In your eyes, what is the role of dance in the larger landscape of current events?
Alesandra: The common language of humanity is art. Dance, of course being a subset of that, is probably the most accessible and most practiced art form. It’s something we all understood how to do even when we were infants. Black art and black dance especially has been a powerful vessel, both historically and recently, for discussion and social change as seen in the cases of Michaela DePrince, Tobe Nwigwe, Michael Frye, Ava Holloway, Kennedy George, Josephine Baker, Bill T. Jones, Beyoncé, and so many others. Overall the role of dancers in this time is to be the leaders of change. White dancers need to open their spaces to black, indigenous, and people of color and concert dance in general needs to be more accessible. Dancers with large platforms need to use them to uplift voices of marginalized dancers so they can tell their stories and be heard. More than that we need more non-white bodies on stage! The majority of the world is not white, therefore the majority of representation shouldn’t be white either.
Marie: Protesting is an art. Les Misérables: “Can you hear the people sing?” Newsies: “This is the story we needed to write as we’re kept out of sight, well no more”. Hairspray: “There’s a dream in our future, there’s a struggle yet to win…to sit still would be a sin”. Every story produced by Western theatre has a happily ever after. BIPOC Americans are still asking for their happy story.
Our video project captures the uncomfortability of unresolved conflict. Alesandra has already delivered the same rattling feeling of conflict through a choreographic lens when she premiered her piece at Angelico Concert Hall right before “shelter-in-place”. She worked with all the technological props to transform the stage into a different universe. As an audience member, I felt like I was on a thrilling horror roller coaster. Typically, roller coasters slow down before they stop, but the piece halted, and the audience couldn’t snap back into their feeling of comfortability, much like white folks who watched the video of Derek Chauvin depriving George Floyd of oxygen. They can’t unsee the injustice and can’t sit comfortably anymore. As Black Lives Matter swept social media, it is essential we (white people) are as respectful as we (performers) want our audience members to be.
Upon premiering our video via Zoom to the audience of NITE Hotel’s Art Carousel, I noticed people’s faces tense up once they caught on the message our video was sharing. We were one of the few American performance groups so we knew we had to make a piece about racial injustice. I thought we would move the audience, but they held a harsh silence in their body language, reading to me as uninspired, even annoyed, and for sure uncomfortable. There is a lengthy frame within the video where names of the lives who have been taken by police silently scroll up the screen, and I saw many people leave the livestream. Hardly do we see a human turn their cheek at the 9/11 Memorial in New York City or at a concentration camp in Europe, but racism is not a one-time event, so we cannot bear the thought that there is no foreseeable resolution.

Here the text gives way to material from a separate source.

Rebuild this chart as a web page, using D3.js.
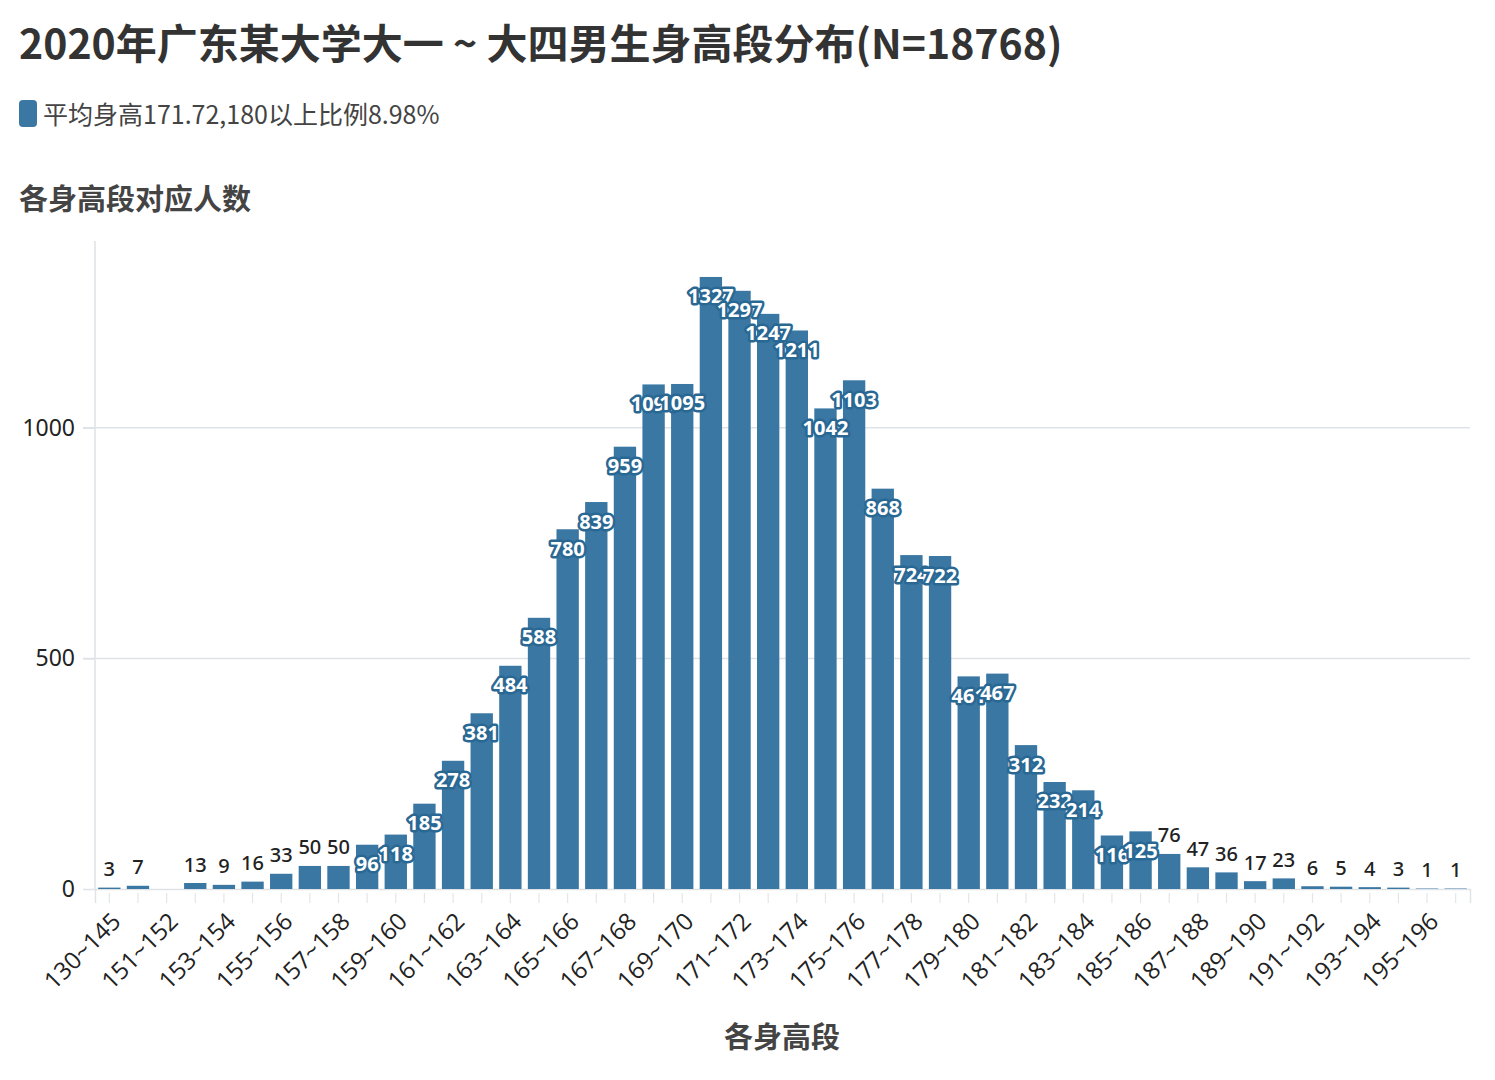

Anything else you’d like to share?
Marie: I believe our class is a special group – individually we are outstanding, collectively we thrive. I encourage each member to run full speed past their full potential, for it only inspires me to challenge myself.
Alesandra: I know that right now as dancers we feel really stuck in ourselves because we aren’t able to engage in our craft as we usually do. Dance anyway. Dance in that stickiness, dance in your teeny, tiny bedroom, kitchen, or living room, dance outside, dance because you have to, dance because you want to. Also everyone please wear a mask.